Predicting hospital readmission is risky business: studyOct. 18, 2011, 3:41 PM
Each year millions of Americans return to the hospital within 30 days of their previous discharge.
Many of these readmissions are potentially preventable. Avoiding them not only would be better for patients, but could save the nation’s health care system billions of dollars a year.
Yet most current statistical models for predicting readmission risk “perform poorly,” according to a study published in the Oct. 19 Journal of the American Medical Association.
The study, by researchers at Vanderbilt University Medical Center, Oregon Health and Science University and their affiliated Veterans Affairs (VA) medical centers, analyzed 26 unique models for predicting readmission risk in a wide variety of settings and patient populations.
Most models had “poor predictive ability,” the researchers concluded, raising concerns about the ability of the federal government to “fairly compare hospital performance.”
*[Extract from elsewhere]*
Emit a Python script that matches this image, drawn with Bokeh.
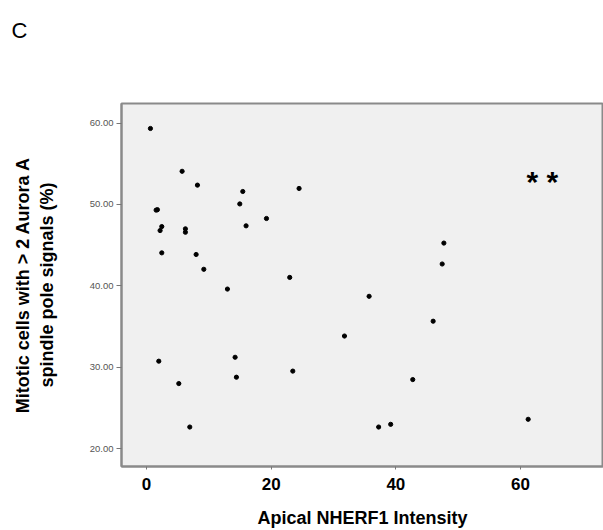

Next year the U.S. Centers for Medicare and Medicaid Services will begin reimbursing hospitals based on readmission rates, said Sunil Kripalani, associate professor of Medicine at Vanderbilt who helped lead the study.
A key step in this process is to adjust (or standardize) the hospitals’ readmission rates, using statistical models that attempt to take into account the characteristics and illnesses of the patients at each hospital, so hospitals can be compared to each other more fairly.
“Until risk prediction and risk adjustment become more accurate, it seems inappropriate to compare hospitals in this way and reimburse (or penalize) them on the basis of risk-standardized readmission rates,” the researchers stated. “Although in certain settings such models may prove useful, better approaches are needed to assess hospital performance in discharging patients.”
Lead author was Devan Kansagara, assistant professor of medicine at Oregon Health and Science University and staff physician at the Portland VA Medical Center.
Kripalani, the paper’s senior author, is chief of the Section of Hospital Medicine and associate director of the Effective Health Communication Program in the Department of Medicine at Vanderbilt.
Other Vanderbilt co-authors were Amanda Salanitro, instructor in medicine, and Cecelia Theobald, chief resident in ambulatory medicine. Salanitro also is affiliated with the Geriatric Research, Education and Clinical Center at the Nashville VA Medical Center.
The research was supported in part by the VA and the National Institutes of Health.